Later, in the 1980s, over a million Russian Jews immigrated to Israel from the former Soviet Union, where they had been held captive as “prisoners of Zion” for decades. Overall, since 1948, more than three million Jewish immigrants, fleeing from tyranny and rabid anti-Semitism, found refuge in Israel, where they found safety and freedom in the Jewish homeland. Israel was the only place in the world where all Jews were welcome without preconditions. 

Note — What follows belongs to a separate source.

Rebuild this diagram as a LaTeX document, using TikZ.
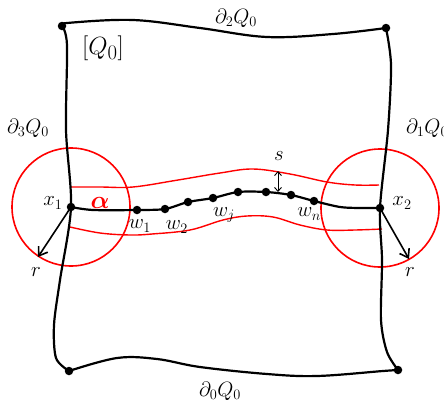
\documentclass[tikz,border=0pt]{standalone}
\usetikzlibrary{arrows.meta}
\usepackage{amsmath,bm}
\begin{document}
\begin{tikzpicture}[x=1pt,y=-1pt,
  dot/.style={circle,fill=black,inner sep=0pt,minimum size=8.5pt},
  edgeline/.style={line width=2.2pt,line cap=round,line join=round},
  redline/.style={red,line width=1.4pt},
  redcirc/.style={red,line width=1.6pt},
  lbl/.style={font=\fontsize{20}{24}\selectfont,inner sep=0pt},
  rarrow/.style={line width=1.6pt,-{Straight Barb[length=8pt,width=11pt]}}]
\useasboundingbox (0,0) rectangle (444,402);
% corners
\node[dot] (tl) at (62,26) {};
\node[dot] (tr) at (386,28) {};
\node[dot] (bl) at (69,371) {};
\node[dot] (br) at (398,370) {};
\coordinate (x1) at (71,207);
\coordinate (x2) at (380,208);
% red circles
\draw[redcirc] (x1) circle (59pt);
\draw[redcirc] (x2) circle (59pt);
% tube
\draw[redline] plot[smooth,tension=0.6] coordinates {(70,187) (100,187) (133,187) (178,180) (220,173) (253,169) (290,174) (327,182) (355,185) (379,185)};
\draw[redline] plot[smooth,tension=0.6] coordinates {(70,227) (100,233) (130,235) (152,234) (190,230) (223,220) (247,216) (273,217) (300,225) (327,230) (355,230) (382,229)};
% boundary
\draw[edgeline] plot[smooth,tension=0.6] coordinates {(tl) (67,23) (133,20) (200,28) (267,37) (333,34) (tr)};
\draw[edgeline] plot[smooth,tension=0.5] coordinates {(tl) (67,45) (66,130) (x1) (60,280) (54,325) (56,358) (bl)};
\draw[edgeline] plot[smooth,tension=0.5] coordinates {(tr) (391,65) (388,130) (x2) (382,260) (381,320) (387,352) (br)};
\draw[edgeline] plot[smooth,tension=0.6] coordinates {(bl) (117,358) (157,359) (200,367) (267,374) (317,376) (383,371) (br)};
% dots on curve
\node[dot] at (x1) {};
\node[dot] at (x2) {};
\node[dot] (w1) at (137,210) {};
\node[dot] (w2) at (165,209) {};
\node[dot] (d3) at (188,202) {};
\node[dot] (d4) at (213,198) {};
\node[dot] (d5) at (238,192) {};
\node[dot] (d6) at (266,192) {};
\node[dot] (d7) at (291,195) {};
\node[dot] (wn) at (314,201) {};
\draw[edgeline] plot[smooth,tension=0.5] coordinates {(x1) (93,210) (w1) (w2) (d3) (d4) (d5) (d6) (d7) (wn) (340,207) (360,208) (x2)};
% s arrow
\coordinate (sTop) at (278,171);
\coordinate (sBot) at (278,192);
\draw[line width=0.9pt,{Straight Barb[length=4pt,width=7pt]}-{Straight Barb[length=4pt,width=7pt]}] (sTop) -- (sBot);
% r arrows
\coordinate (r1) at (38,257);
\coordinate (r2) at (409,259);
\draw[rarrow] (x1) -- (r1);
\draw[rarrow] (x2) -- (r2);
% labels
\node[lbl] (l2) at (236,18) {$\partial_2 Q_0$};
\node[font=\fontsize{30}{34}\selectfont,inner sep=0pt] (lq) at (103,48) {$[Q_0]$};
\node[lbl] (l3) at (28,128) {$\partial_3 Q_0$};
\node[lbl,anchor=west] (l1) at (406,128) {$\partial_1 Q_0$};
\node[lbl] (l0) at (220,391) {$\partial_0 Q_0$};
\node[lbl] (lx1) at (53,203) {$x_1$};
\node[lbl] (lx2) at (402,203) {$x_2$};
\node[red,font=\fontsize{26}{30}\selectfont,inner sep=0pt] (la) at (100,203) {$\bm{\alpha}$};
\node[lbl] (lw1) at (140,226) {$w_1$};
\node[lbl] (lw2) at (177,227) {$w_2$};
\node[lbl] (lwj) at (224,215) {$w_j$};
\node[lbl] (lwn) at (309,214) {$w_n$};
\node[lbl] (ls) at (279,156) {$s$};
\node[lbl] (lr1) at (36,272) {$r$};
\node[lbl] (lr2) at (410,272) {$r$};
\end{tikzpicture}
\end{document}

Israel – The Mouse that Roars 

Today, more than 70 years later, Israel is still fighting for its legitimate place in the world. In seven decades it has become a leader in technology, a military force to be reckoned with, and a democracy in a sea of kingdoms, dictatorships, and autocracies. Its Arab citizens represent 20% of its total population. Its citizens – Muslim, Christian, and Jew – sit together in the parliament and argue about policy and politics. In 2015, the number of Arab members of 120-seat Knesset jumped from 12 to 17. In the summer of 2017, there were two Arab judges sitting on the three-judge Supreme Court. Israel is the only country in the region that has this kind of diversity in it governance. 
Yet, Israel is accused of being an “apartheid” state, and both Hamas in Gaza and the Palestinian Authority in the West Bank carry out terrorist attacks with impunity in an effort to destroy the Jewish state. 
Are there inequities in Israeli jurisdiction over the Arab and Druze minorities? Of course, just as there are in any society where different cultures clash over opposing life views. In many countries, it is just a difference of opinion. In others, it can be a matter of life or death. Mostly, though it is usually something in between. 
But when one of the players is determined to completely destroy the other and will stop at nothing to accomplish its goal, there is no middle ground, no place for peace. 
Like any other country in the world, Israel has the right to define its identity, to decide on the laws of the land under which it will exist. Israel has no need to apologize for being a Jewish state. Those who would deny Israel that right are likely to be disappointed. Israel is here to stay. As a Jewish homeland and a refuge for Jews everywhere.